Johnny and Jake are playful about it; Jake likes the process of relaxing more than Johnny. Jake nerds out on the chemical properties of ingredients. Johnny teases you about the frou-frou-ness of it all the whole time, HOWEVER, he is also the one who enjoys a foot massage more than any other character. Falls asleep within two damn minutes. It's bizarre and sort of endearing.
Would Do It To Please You
James Mace, Curtis Everett, and Steve Rogers
Curtis can make do with a bar of soap and a hot bath; that's really the pinnacle of indulgent care to him, but he knows you love the various face masks and lotions. He is highly amused by cucumber slices on his eyes but hates cucumber water (any infusion really, just drink some juice ffs). La Croix is better used to get blood out of this clothes than to drink. He thinks it's nasty.
Like Jake, Mace will dissect what ingredients will actually be beneficial and which products are just snake oil. He takes pride in helping you choose the best things to use or spend your time on. Mace is, unfortunately, the most practical man, and he will flat out refuse to indulge you if he has something else he needs to focus on.
Steve is a bit strange about this one. He love, love, loves for you to pamper yourself, but he will participate very reluctantly. He grew up being fawned over like a delicate doll, received treatment after treatment--often to no effect,--and even resorted to some of those far-fetched, home remedies for various ailments. Yes, his mom was a nurse and a woman of science. Yes, he did follow doctors' advice whenever they offered a useful solution. But also, yes, he was so sick with so many things for so long that he tried everything.
Steve associates a lot of self-care 'treatments' with being ill...which he is not...not anymore. Please, do not get him started on essential oils. You think he lectures as Cap? Hoo boy...
Begrudgingly Is A Daughter's Palette
Jimmy Dobyne, Ari Levinson, and Bucky Barnes
For Jimmy, there's just some stuff you do for your kids simply because they're your kids, and playing with makeup or face mask, nail polish or hair clips, and even every product around the rim of the tub is one of those things.

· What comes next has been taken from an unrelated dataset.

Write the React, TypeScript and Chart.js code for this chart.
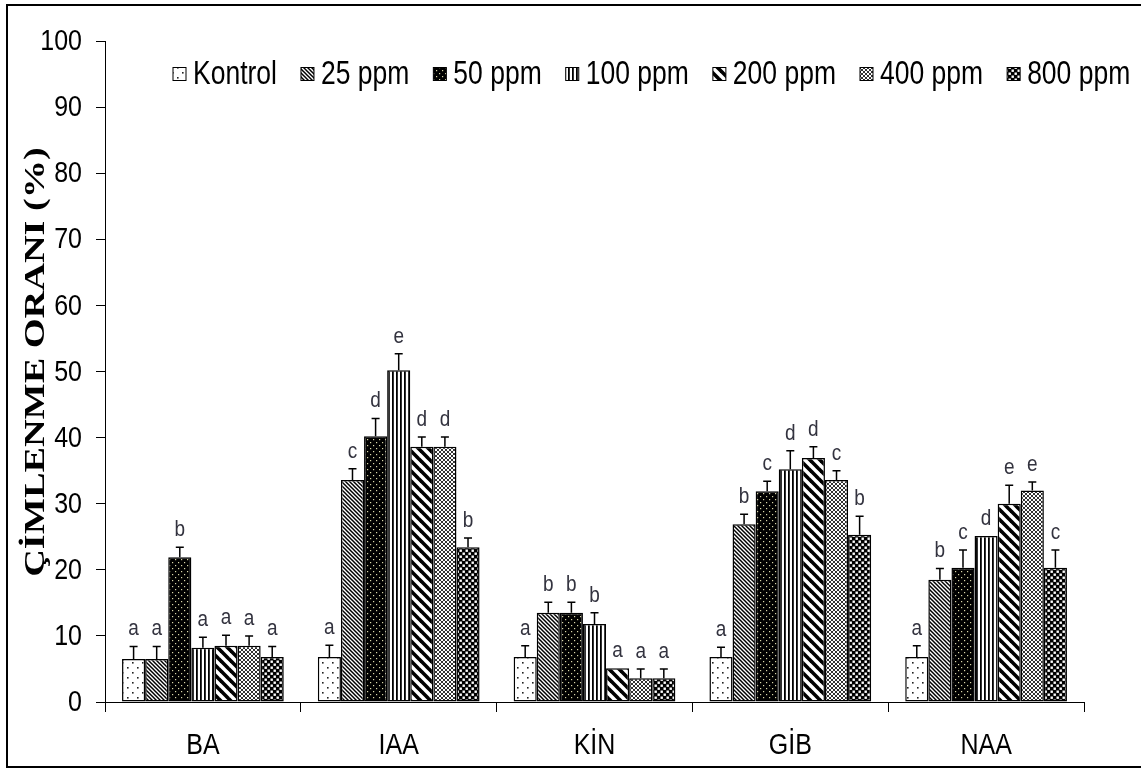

Ari and Bucky get roped into plaiting practice since they have some length of hair to braid, but these two do not sit still well. They each find sneaky ways to let their girls enjoy spa stuff while they do not have to. Your daughter can get a little manicure while he gets a haircut or shave. That's about the extent of their 'enjoyment.'
As for why they won't participate with you specifically? Jimmy, Ari, and Bucky all consider spa/self-care to be a thing you should do with your girl friends (or your daughters, hint hint). These three place a heavy value on you keeping up those fun relationships with others. They also know that when the ladies do a spa day, the men folk are free to meet up for something else, like sports or drinking or both.
Thank you for asking!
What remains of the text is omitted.